Um movimento forte, surpreendente e extremamente danoso cresceu nos últimos anos no Brasil e no mundo. O chamado movimento antivax, ou seja, um questionamento confuso e inconsistente sobre a eficácia das vacinas. É certo que isso não é uma novidade. Oswaldo Cruz chegou a ser apedrejado no Rio no início do século XX, quando liderou a vacinação em massa contra a varíola. Pasteur foi expulso da sociedade médica francesa por defender a existência de microrganismos (não aceitavam a existência de bactérias!). É importante, no entanto, entender que a disseminação do negacionismo ultrapassa em muito o medo ou desconfiança na vacina em si.
Nas camadas mais profundas desse pensamento, caso seja possível chamar isso de pensamento, está um sistema de desinformação liderado por correntes políticas, infelizmente ainda em ascensão. Se não, como explicar que um país como o nosso, referência global em imunização, chegue hoje aos níveis alarmantes de baixa procura em postos de saúde. E, vale lembrar, o PNI, Programa Nacional de Imunização foi implantado em 1973, em plena ditadura militar. Ou seja, mesmo no pensamento retrógrado de então, o cuidado com a saúde guardava alguma racionalidade, que parece ter se perdido.
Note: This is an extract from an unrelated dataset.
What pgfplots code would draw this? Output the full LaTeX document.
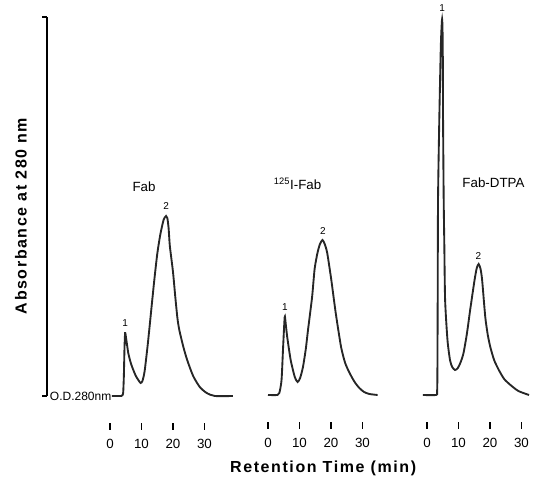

A propaganda negativa utilizada por correntes tão regressivas tem entre seus dogmas combater valores do mundo contemporâneo. E, entre eles, um dos mais caros é a ciência. Digamos assim: a medicina moderna baseia-se na biologia, nas alterações causadas pelas doenças no corpo. Adoecer não é uma maldição ou atuação de forças misteriosas e sobrenaturais, mas processos biológicos estudados e passíveis de intervenção e transformação. Isso vale para todos os ramos do conhecimento. Eles, por sua vez, vão negar exatamente isso, ao defender a ideia de uma guerra cultural.
E, se estamos em guerra, só vale destruir. Não se mede consequências. Passaram a disseminar a descrença em métodos consagrados, semear a confusão e dúvida. E principalmente despertar medo. Um medo irracional, baseado em nada. E, em tom geralmente pomposo e enraivecido, questionam o óbvio. Em outras palavras, transformam medo em raiva. Outro dia alguém me afirmou que depois da vacina, muita gente está morrendo do coração.
Argumentei que as doenças cardiovasculares são as mais letais desde sempre e não houve aumento pós vacina. Pedi os dados, ele não tinha. E continuou espalhando a mentira. Cerrando fileiras com eles existem médicos, inclusive. E, claro, potencializado por plataformas digitais que espalham esses desvarios com velocidade absurda.
Os prejuízos são desumanos e incalculáveis, como pudemos ver no atraso da vacinação contra a Covid 19, no Brasil. Uma mortandade desnecessária e inaceitável atingida, não por fatalidade, mas por método cruel. Uma espécie de industrialização da anticiência.
Para contrapor o obscurantismo, (que arrefeceu, mas está longe de ser contido) precisamos, mais que nunca elevar os valores herdados do iluminismo. A ciência como base de programas de saúde, respeitar a tripartição dos poderes, um estado laico e inclusivo, com respeito às diferenças. Parece óbvio. Mas nestes tempos obscuros explicar o óbvio tornou-se dolorosa obrigação.